====== Data extract

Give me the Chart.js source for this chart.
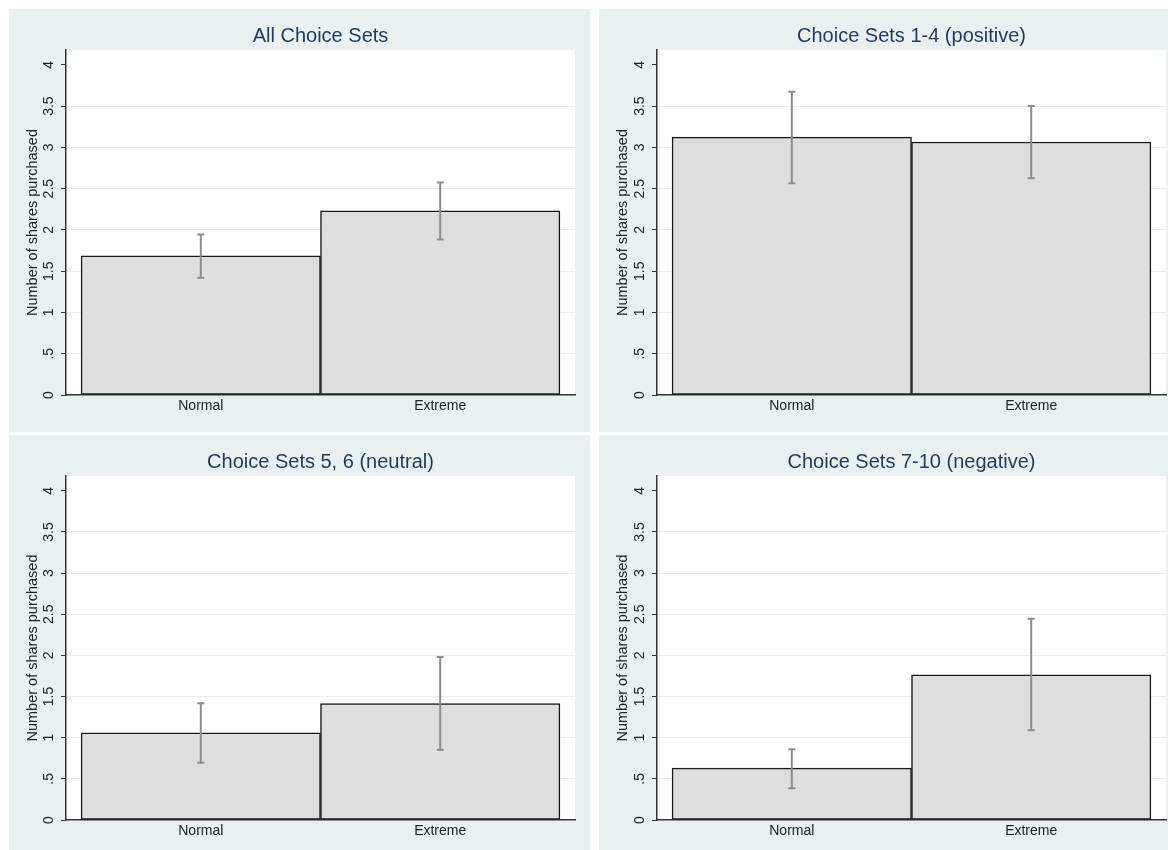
<!DOCTYPE html>
<html>
<head>
<meta charset="utf-8">
<script src="https://cdn.jsdelivr.net/npm/chart.js@4.4.1/dist/chart.umd.min.js"></script>
<style>
    html, body { margin: 0; padding: 0; background: #ffffff; }
    body { width: 1168px; height: 850px; position: relative; overflow: hidden; }
    .panel { position: absolute; background: #e9f0f2; }
    #p1 { left: 9px; top: 9px; width: 581px; height: 423px; }
    #p2 { left: 599px; top: 9px; width: 569px; height: 423px; }
    #p3 { left: 9px; top: 435px; width: 581px; height: 415px; }
    #p4 { left: 599px; top: 435px; width: 569px; height: 415px; }
</style>
</head>
<body>
<div class="panel" id="p1"><canvas id="c1"></canvas></div>
<div class="panel" id="p2"><canvas id="c2"></canvas></div>
<div class="panel" id="p3"><canvas id="c3"></canvas></div>
<div class="panel" id="p4"><canvas id="c4"></canvas></div>
<script>
// Data
const panelTitles = ['All Choice Sets', 'Choice Sets 1-4 (positive)', 'Choice Sets 5, 6 (neutral)', 'Choice Sets 7-10 (negative)'];
const categories = ['Normal', 'Extreme'];
const normalMeans = [1.685, 3.125, 1.06, 0.63];
const extremeMeans = [2.23, 3.065, 1.415, 1.765];
const normalLower = [1.42, 2.565, 0.695, 0.385];
const normalUpper = [1.945, 3.675, 1.42, 0.86];
const extremeLower = [1.885, 2.625, 0.855, 1.09];
const extremeUpper = [2.575, 3.5, 1.98, 2.445];
const yTicks = [0, 0.5, 1, 1.5, 2, 2.5, 3, 3.5, 4];
const yTitle = 'Number of shares purchased';

Chart.defaults.font.family = "'Liberation Sans', Arial, Helvetica, sans-serif";
Chart.defaults.color = '#222222';

const COLORS = {
    title: '#1f3a5f',
    bar: '#dedede',
    barBorder: '#1a1a1a',
    errorBar: '#8c8c8c',
    grid: '#e4edef',
    axis: '#333333'
};

// white plot region
const plotBackground = {
    id: 'plotBackground',
    beforeDraw(chart) {
        const { ctx, chartArea } = chart;
        ctx.save();
        ctx.fillStyle = '#ffffff';
        ctx.fillRect(chartArea.left, chartArea.top, chartArea.right - chartArea.left, chartArea.bottom - chartArea.top);
        ctx.restore();
    }
};

// confidence intervals drawn on the chart scales
const errorBars = {
    id: 'errorBars',
    afterDatasetsDraw(chart) {
        const { ctx } = chart;
        const xs = chart.scales.x;
        const ys = chart.scales.y;
        const bounds = chart.options.plugins.errorBars.bounds;
        ctx.save();
        ctx.strokeStyle = COLORS.errorBar;
        ctx.lineWidth = 2;
        bounds.forEach((b, i) => {
            const x = xs.getPixelForValue(i + 1);
            const yLo = ys.getPixelForValue(b[0]);
            const yHi = ys.getPixelForValue(b[1]);
            ctx.beginPath();
            ctx.moveTo(x, yLo);
            ctx.lineTo(x, yHi);
            ctx.moveTo(x - 3.5, yLo);
            ctx.lineTo(x + 3.5, yLo);
            ctx.moveTo(x - 3.5, yHi);
            ctx.lineTo(x + 3.5, yHi);
            ctx.stroke();
        });
        ctx.restore();
    }
};

function formatTick(v) {
    if (v === 0) return '0';
    return String(v).replace(/^0\./, '.');
}

function makePanel(canvasId, idx, yAxisWidth, rightPad, xAxisHeight) {
    const ctx = document.getElementById(canvasId);
    new Chart(ctx, {
        type: 'bar',
        data: {
            datasets: [{
                data: [
                    { x: 1, y: normalMeans[idx] },
                    { x: 2, y: extremeMeans[idx] }
                ],
                backgroundColor: COLORS.bar,
                borderColor: COLORS.barBorder,
                borderWidth: 1.5,
                borderSkipped: false,
                barPercentage: 1,
                categoryPercentage: 1
            }]
        },
        options: {
            responsive: true,
            maintainAspectRatio: false,
            animation: false,
            events: [],
            layout: { padding: { left: 0, right: rightPad, top: 0, bottom: 0 } },
            plugins: {
                legend: { display: false },
                tooltip: { enabled: false },
                title: {
                    display: true,
                    text: panelTitles[idx],
                    color: COLORS.title,
                    fullSize: false,
                    font: { size: 20, weight: 'normal' },
                    padding: { top: 15, bottom: 2 }
                },
                errorBars: {
                    bounds: [
                        [normalLower[idx], normalUpper[idx]],
                        [extremeLower[idx], extremeUpper[idx]]
                    ]
                }
            },
            scales: {
                x: {
                    type: 'linear',
                    offset: false,
                    min: 0.437,
                    max: 2.563,
                    afterBuildTicks: (axis) => {
                        axis.ticks = categories.map((c, i) => ({ value: i + 1 }));
                    },
                    afterFit: (scale) => { scale.height = xAxisHeight; },
                    grid: { display: false, drawTicks: false, offset: false },
                    border: { display: true, color: COLORS.axis, width: 1.5 },
                    ticks: {
                        padding: 3,
                        font: { size: 14 },
                        color: '#222222',
                        maxRotation: 0,
                        callback: (v) => categories[v - 1] || ''
                    }
                },
                y: {
                    min: 0,
                    max: 4.18,
                    afterBuildTicks: (axis) => {
                        axis.ticks = yTicks.map(v => ({ value: v }));
                    },
                    afterFit: (scale) => { scale.width = yAxisWidth; },
                    grid: {
                        color: (c) => (c.tick && (c.tick.value === 0 || c.tick.value === 4)) ? 'rgba(0,0,0,0)' : COLORS.grid,
                        tickColor: COLORS.axis,
                        tickLength: 5,
                        lineWidth: 1
                    },
                    border: { display: true, color: COLORS.axis, width: 1.5 },
                    ticks: {
                        minRotation: 90,
                        maxRotation: 90,
                        crossAlign: 'center',
                        padding: 2,
                        font: { size: 14 },
                        color: '#222222',
                        callback: (v) => formatTick(v)
                    },
                    title: {
                        display: true,
                        text: yTitle,
                        color: '#222222',
                        font: { size: 14.5 },
                        padding: { top: 15, bottom: 0 }
                    }
                }
            }
        },
        plugins: [plotBackground, errorBars]
    });
}

makePanel('c1', 0, 57, 15, 37);
makePanel('c2', 1, 58, 2, 37);
makePanel('c3', 2, 57, 15, 30);
makePanel('c4', 3, 58, 2, 30);
</script>
</body>
</html>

============

» Set problem
Ignore the images and quote every line of the listing exactly.

» Expected answer
Give me the Chart.js source for this chart.
<!DOCTYPE html>
<html>
<head>
<meta charset="utf-8">
<script src="https://cdn.jsdelivr.net/npm/chart.js@4.4.1/dist/chart.umd.min.js"></script>
<style>
    html, body { margin: 0; padding: 0; background: #ffffff; }
    body { width: 1168px; height: 850px; position: relative; overflow: hidden; }
    .panel { position: absolute; background: #e9f0f2; }
    #p1 { left: 9px; top: 9px; width: 581px; height: 423px; }
    #p2 { left: 599px; top: 9px; width: 569px; height: 423px; }
    #p3 { left: 9px; top: 435px; width: 581px; height: 415px; }
    #p4 { left: 599px; top: 435px; width: 569px; height: 415px; }
</style>
</head>
<body>
<div class="panel" id="p1"><canvas id="c1"></canvas></div>
<div class="panel" id="p2"><canvas id="c2"></canvas></div>
<div class="panel" id="p3"><canvas id="c3"></canvas></div>
<div class="panel" id="p4"><canvas id="c4"></canvas></div>
<script>
// Data
const panelTitles = ['All Choice Sets', 'Choice Sets 1-4 (positive)', 'Choice Sets 5, 6 (neutral)', 'Choice Sets 7-10 (negative)'];
const categories = ['Normal', 'Extreme'];
const normalMeans = [1.685, 3.125, 1.06, 0.63];
const extremeMeans = [2.23, 3.065, 1.415, 1.765];
const normalLower = [1.42, 2.565, 0.695, 0.385];
const normalUpper = [1.945, 3.675, 1.42, 0.86];
const extremeLower = [1.885, 2.625, 0.855, 1.09];
const extremeUpper = [2.575, 3.5, 1.98, 2.445];
const yTicks = [0, 0.5, 1, 1.5, 2, 2.5, 3, 3.5, 4];
const yTitle = 'Number of shares purchased';

Chart.defaults.font.family = "'Liberation Sans', Arial, Helvetica, sans-serif";
Chart.defaults.color = '#222222';

const COLORS = {
    title: '#1f3a5f',
    bar: '#dedede',
    barBorder: '#1a1a1a',
    errorBar: '#8c8c8c',
    grid: '#e4edef',
    axis: '#333333'
};

// white plot region
const plotBackground = {
    id: 'plotBackground',
    beforeDraw(chart) {
        const { ctx, chartArea } = chart;
        ctx.save();
        ctx.fillStyle = '#ffffff';
        ctx.fillRect(chartArea.left, chartArea.top, chartArea.right - chartArea.left, chartArea.bottom - chartArea.top);
        ctx.restore();
    }
};

// confidence intervals drawn on the chart scales
const errorBars = {
    id: 'errorBars',
    afterDatasetsDraw(chart) {
        const { ctx } = chart;
        const xs = chart.scales.x;
        const ys = chart.scales.y;
        const bounds = chart.options.plugins.errorBars.bounds;
        ctx.save();
        ctx.strokeStyle = COLORS.errorBar;
        ctx.lineWidth = 2;
        bounds.forEach((b, i) => {
            const x = xs.getPixelForValue(i + 1);
            const yLo = ys.getPixelForValue(b[0]);
            const yHi = ys.getPixelForValue(b[1]);
            ctx.beginPath();
            ctx.moveTo(x, yLo);
            ctx.lineTo(x, yHi);
            ctx.moveTo(x - 3.5, yLo);
            ctx.lineTo(x + 3.5, yLo);
            ctx.moveTo(x - 3.5, yHi);
            ctx.lineTo(x + 3.5, yHi);
            ctx.stroke();
        });
        ctx.restore();
    }
};

function formatTick(v) {
    if (v === 0) return '0';
    return String(v).replace(/^0\./, '.');
}

function makePanel(canvasId, idx, yAxisWidth, rightPad, xAxisHeight) {
    const ctx = document.getElementById(canvasId);
    new Chart(ctx, {
        type: 'bar',
        data: {
            datasets: [{
                data: [
                    { x: 1, y: normalMeans[idx] },
                    { x: 2, y: extremeMeans[idx] }
                ],
                backgroundColor: COLORS.bar,
                borderColor: COLORS.barBorder,
                borderWidth: 1.5,
                borderSkipped: false,
                barPercentage: 1,
                categoryPercentage: 1
            }]
        },
        options: {
            responsive: true,
            maintainAspectRatio: false,
            animation: false,
            events: [],
            layout: { padding: { left: 0, right: rightPad, top: 0, bottom: 0 } },
            plugins: {
                legend: { display: false },
                tooltip: { enabled: false },
                title: {
                    display: true,
                    text: panelTitles[idx],
                    color: COLORS.title,
                    fullSize: false,
                    font: { size: 20, weight: 'normal' },
                    padding: { top: 15, bottom: 2 }
                },
                errorBars: {
                    bounds: [
                        [normalLower[idx], normalUpper[idx]],
                        [extremeLower[idx], extremeUpper[idx]]
                    ]
                }
            },
            scales: {
                x: {
                    type: 'linear',
                    offset: false,
                    min: 0.437,
                    max: 2.563,
                    afterBuildTicks: (axis) => {
                        axis.ticks = categories.map((c, i) => ({ value: i + 1 }));
                    },
                    afterFit: (scale) => { scale.height = xAxisHeight; },
                    grid: { display: false, drawTicks: false, offset: false },
                    border: { display: true, color: COLORS.axis, width: 1.5 },
                    ticks: {
                        padding: 3,
                        font: { size: 14 },
                        color: '#222222',
                        maxRotation: 0,
                        callback: (v) => categories[v - 1] || ''
                    }
                },
                y: {
                    min: 0,
                    max: 4.18,
                    afterBuildTicks: (axis) => {
                        axis.ticks = yTicks.map(v => ({ value: v }));
                    },
                    afterFit: (scale) => { scale.width = yAxisWidth; },
                    grid: {
                        color: (c) => (c.tick && (c.tick.value === 0 || c.tick.value === 4)) ? 'rgba(0,0,0,0)' : COLORS.grid,
                        tickColor: COLORS.axis,
                        tickLength: 5,
                        lineWidth: 1
                    },
                    border: { display: true, color: COLORS.axis, width: 1.5 },
                    ticks: {
                        minRotation: 90,
                        maxRotation: 90,
                        crossAlign: 'center',
                        padding: 2,
                        font: { size: 14 },
                        color: '#222222',
                        callback: (v) => formatTick(v)
                    },
                    title: {
                        display: true,
                        text: yTitle,
                        color: '#222222',
                        font: { size: 14.5 },
                        padding: { top: 15, bottom: 0 }
                    }
                }
            }
        },
        plugins: [plotBackground, errorBars]
    });
}

makePanel('c1', 0, 57, 15, 37);
makePanel('c2', 1, 58, 2, 37);
makePanel('c3', 2, 57, 15, 30);
makePanel('c4', 3, 58, 2, 30);
</script>
</body>
</html>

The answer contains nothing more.